Look for the word "page" in the entries below, then copy every line that has it.

START Information supplied

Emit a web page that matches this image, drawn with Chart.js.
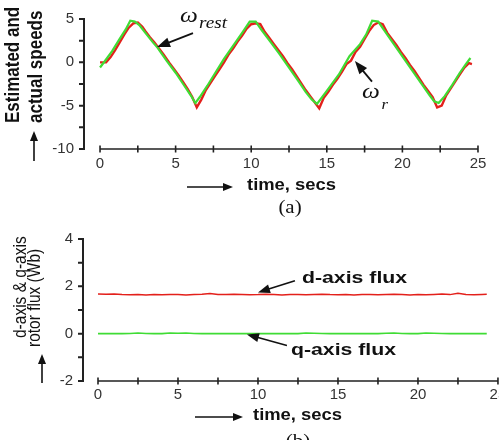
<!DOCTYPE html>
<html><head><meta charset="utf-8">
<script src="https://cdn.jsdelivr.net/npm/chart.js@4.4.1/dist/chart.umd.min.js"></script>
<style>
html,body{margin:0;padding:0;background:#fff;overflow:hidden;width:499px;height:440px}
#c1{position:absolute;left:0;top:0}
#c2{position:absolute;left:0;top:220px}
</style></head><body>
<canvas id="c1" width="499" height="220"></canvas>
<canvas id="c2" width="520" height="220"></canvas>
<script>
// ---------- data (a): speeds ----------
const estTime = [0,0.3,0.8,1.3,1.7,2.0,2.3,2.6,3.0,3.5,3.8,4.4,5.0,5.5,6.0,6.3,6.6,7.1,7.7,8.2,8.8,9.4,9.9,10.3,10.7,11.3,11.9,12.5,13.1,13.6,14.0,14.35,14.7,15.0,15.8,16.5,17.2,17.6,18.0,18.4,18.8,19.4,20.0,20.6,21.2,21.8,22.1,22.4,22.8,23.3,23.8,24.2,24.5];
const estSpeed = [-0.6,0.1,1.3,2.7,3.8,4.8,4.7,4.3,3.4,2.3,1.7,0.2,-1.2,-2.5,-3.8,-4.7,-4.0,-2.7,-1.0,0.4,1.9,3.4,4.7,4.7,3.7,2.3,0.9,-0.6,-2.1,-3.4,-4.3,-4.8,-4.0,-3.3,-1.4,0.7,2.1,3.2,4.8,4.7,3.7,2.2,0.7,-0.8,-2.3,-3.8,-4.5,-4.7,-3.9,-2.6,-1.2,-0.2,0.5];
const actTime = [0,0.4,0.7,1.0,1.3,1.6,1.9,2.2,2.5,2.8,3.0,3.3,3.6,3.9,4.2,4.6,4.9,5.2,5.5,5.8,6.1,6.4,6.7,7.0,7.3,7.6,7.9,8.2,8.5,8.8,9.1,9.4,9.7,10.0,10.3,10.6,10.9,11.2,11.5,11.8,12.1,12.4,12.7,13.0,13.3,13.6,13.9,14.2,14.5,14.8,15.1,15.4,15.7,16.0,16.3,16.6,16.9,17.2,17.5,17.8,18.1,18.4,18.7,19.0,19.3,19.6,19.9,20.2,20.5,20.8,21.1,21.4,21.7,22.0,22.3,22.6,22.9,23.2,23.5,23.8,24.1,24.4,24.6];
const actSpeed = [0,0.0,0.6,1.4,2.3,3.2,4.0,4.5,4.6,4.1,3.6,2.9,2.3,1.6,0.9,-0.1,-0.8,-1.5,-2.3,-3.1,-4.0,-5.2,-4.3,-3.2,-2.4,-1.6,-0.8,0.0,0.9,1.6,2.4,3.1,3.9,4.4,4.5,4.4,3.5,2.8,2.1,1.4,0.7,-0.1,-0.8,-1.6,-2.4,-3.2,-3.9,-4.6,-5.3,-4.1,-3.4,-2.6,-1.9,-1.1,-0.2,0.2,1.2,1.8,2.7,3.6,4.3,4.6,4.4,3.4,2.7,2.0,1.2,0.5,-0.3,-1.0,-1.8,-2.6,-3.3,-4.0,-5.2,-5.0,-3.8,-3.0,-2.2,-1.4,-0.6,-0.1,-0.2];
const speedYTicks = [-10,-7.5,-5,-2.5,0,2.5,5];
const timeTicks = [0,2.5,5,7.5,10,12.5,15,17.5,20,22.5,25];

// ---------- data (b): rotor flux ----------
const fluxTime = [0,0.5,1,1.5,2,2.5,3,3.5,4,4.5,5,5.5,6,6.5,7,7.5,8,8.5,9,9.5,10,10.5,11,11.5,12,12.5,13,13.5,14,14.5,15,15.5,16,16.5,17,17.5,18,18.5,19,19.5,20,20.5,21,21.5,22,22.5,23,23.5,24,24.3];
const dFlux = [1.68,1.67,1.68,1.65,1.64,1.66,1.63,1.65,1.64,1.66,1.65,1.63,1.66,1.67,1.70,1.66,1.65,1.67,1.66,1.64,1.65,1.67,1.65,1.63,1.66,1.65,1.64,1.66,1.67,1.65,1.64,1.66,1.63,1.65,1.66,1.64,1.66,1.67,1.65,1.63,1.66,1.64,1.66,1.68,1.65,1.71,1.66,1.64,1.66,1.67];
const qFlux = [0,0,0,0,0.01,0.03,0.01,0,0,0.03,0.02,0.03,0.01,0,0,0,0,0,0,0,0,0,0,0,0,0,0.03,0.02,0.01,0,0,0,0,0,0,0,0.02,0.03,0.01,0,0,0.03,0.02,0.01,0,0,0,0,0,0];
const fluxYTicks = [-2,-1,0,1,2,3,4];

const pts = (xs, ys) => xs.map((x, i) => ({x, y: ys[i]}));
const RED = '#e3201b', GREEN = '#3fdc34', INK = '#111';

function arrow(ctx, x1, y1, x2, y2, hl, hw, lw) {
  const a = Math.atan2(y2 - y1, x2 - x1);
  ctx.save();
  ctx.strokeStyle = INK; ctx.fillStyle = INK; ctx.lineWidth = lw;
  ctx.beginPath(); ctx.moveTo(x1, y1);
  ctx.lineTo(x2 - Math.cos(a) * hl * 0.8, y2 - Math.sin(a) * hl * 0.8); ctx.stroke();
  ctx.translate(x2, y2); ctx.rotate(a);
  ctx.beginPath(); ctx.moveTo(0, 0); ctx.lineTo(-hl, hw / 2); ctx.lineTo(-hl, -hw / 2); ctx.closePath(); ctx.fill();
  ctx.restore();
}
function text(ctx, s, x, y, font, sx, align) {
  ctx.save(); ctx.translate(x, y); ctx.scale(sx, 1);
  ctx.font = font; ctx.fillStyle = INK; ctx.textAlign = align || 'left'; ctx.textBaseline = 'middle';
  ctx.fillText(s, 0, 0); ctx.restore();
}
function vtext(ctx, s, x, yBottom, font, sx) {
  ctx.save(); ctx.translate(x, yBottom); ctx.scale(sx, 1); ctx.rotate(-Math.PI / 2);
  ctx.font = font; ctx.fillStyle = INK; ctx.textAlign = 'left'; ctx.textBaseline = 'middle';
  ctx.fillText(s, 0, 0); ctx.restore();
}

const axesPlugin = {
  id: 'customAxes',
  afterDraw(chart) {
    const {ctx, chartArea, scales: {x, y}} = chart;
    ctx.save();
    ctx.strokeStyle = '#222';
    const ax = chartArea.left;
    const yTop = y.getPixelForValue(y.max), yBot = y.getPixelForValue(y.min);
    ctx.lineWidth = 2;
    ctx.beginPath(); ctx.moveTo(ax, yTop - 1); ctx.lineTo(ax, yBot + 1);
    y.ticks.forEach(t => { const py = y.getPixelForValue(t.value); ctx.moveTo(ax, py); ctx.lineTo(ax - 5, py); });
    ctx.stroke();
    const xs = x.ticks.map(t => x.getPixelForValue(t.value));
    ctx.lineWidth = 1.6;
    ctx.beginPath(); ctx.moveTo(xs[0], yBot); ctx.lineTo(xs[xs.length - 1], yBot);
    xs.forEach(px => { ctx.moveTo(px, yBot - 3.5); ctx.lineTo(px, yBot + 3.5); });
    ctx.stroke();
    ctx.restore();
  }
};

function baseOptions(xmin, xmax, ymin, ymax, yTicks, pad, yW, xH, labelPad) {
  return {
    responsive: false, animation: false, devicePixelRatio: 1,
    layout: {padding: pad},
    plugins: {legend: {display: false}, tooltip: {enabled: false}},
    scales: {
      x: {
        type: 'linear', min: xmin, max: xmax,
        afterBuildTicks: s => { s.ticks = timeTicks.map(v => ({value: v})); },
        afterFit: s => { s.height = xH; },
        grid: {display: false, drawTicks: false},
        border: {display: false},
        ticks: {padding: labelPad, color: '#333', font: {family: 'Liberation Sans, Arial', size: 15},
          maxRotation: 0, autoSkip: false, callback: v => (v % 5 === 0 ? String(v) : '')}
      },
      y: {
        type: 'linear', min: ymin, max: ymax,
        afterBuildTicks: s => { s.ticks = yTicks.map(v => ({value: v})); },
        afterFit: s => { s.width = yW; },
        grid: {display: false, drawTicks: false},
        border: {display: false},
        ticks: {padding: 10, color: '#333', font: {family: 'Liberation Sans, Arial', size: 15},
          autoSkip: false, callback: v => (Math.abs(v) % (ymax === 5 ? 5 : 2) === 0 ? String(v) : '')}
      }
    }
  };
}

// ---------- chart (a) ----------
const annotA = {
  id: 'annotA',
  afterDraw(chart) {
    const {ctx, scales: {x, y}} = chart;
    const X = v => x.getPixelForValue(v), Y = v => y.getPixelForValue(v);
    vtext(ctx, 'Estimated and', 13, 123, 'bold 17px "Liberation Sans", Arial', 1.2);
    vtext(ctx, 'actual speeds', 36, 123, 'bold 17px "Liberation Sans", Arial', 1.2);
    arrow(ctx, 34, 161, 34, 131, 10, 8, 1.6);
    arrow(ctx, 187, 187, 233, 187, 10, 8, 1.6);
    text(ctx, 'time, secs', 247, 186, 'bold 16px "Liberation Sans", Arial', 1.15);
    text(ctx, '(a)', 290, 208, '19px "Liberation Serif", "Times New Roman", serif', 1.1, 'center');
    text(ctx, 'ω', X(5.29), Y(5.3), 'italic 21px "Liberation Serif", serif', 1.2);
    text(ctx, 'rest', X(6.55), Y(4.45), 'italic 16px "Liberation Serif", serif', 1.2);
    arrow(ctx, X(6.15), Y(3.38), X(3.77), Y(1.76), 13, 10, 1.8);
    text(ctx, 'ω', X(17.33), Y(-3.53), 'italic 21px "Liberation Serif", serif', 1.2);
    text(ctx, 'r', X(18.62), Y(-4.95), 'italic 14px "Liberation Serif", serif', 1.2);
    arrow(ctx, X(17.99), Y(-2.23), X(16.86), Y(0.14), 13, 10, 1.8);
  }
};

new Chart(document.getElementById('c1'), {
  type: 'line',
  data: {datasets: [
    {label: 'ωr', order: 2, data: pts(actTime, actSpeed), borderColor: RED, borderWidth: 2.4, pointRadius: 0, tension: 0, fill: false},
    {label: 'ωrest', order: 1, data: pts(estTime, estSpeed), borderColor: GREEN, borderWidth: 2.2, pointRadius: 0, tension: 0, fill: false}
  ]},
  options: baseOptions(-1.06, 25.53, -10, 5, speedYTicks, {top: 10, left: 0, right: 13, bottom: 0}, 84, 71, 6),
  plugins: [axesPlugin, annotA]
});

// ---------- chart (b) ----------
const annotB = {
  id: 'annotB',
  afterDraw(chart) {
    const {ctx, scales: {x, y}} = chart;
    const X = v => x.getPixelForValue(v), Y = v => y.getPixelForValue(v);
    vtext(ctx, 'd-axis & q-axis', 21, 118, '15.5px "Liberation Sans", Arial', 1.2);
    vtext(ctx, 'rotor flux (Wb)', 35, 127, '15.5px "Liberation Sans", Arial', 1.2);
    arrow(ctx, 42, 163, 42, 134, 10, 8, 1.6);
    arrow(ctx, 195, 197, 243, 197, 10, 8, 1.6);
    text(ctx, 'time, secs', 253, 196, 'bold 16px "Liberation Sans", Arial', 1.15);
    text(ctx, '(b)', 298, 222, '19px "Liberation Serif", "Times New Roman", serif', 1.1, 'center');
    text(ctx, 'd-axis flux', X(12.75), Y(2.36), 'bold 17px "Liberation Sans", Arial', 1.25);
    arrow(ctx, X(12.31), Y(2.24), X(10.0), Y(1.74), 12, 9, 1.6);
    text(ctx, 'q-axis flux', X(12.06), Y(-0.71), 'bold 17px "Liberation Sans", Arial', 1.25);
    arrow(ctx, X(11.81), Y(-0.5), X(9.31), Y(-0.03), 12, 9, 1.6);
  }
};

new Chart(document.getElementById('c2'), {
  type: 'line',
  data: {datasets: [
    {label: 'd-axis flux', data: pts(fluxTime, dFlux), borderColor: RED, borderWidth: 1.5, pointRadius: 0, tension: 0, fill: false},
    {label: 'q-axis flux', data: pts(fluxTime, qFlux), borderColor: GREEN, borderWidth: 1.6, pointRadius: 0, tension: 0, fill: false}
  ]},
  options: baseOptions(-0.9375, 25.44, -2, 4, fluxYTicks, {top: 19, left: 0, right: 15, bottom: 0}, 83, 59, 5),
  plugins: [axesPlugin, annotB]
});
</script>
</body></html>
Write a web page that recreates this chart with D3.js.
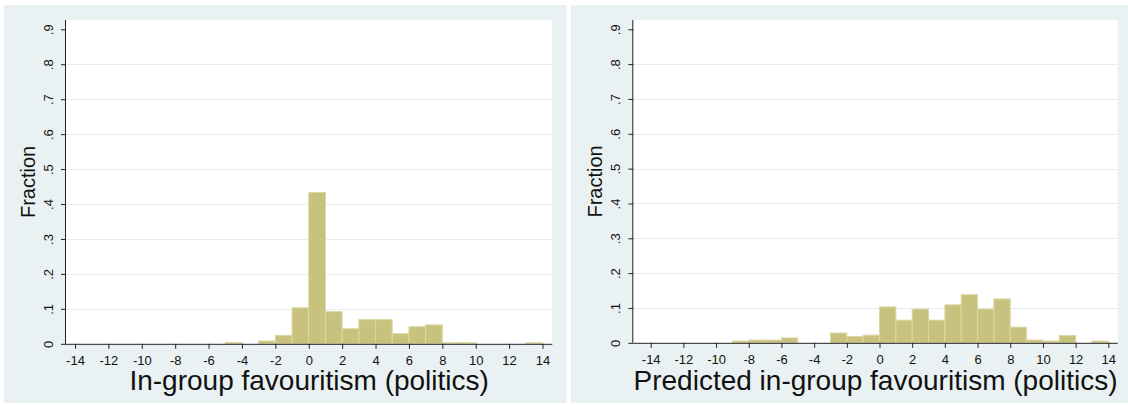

END Information supplied

• _Result_
Emit a web page that matches this image, drawn with Chart.js.
Write a web page that recreates this chart with D3.js.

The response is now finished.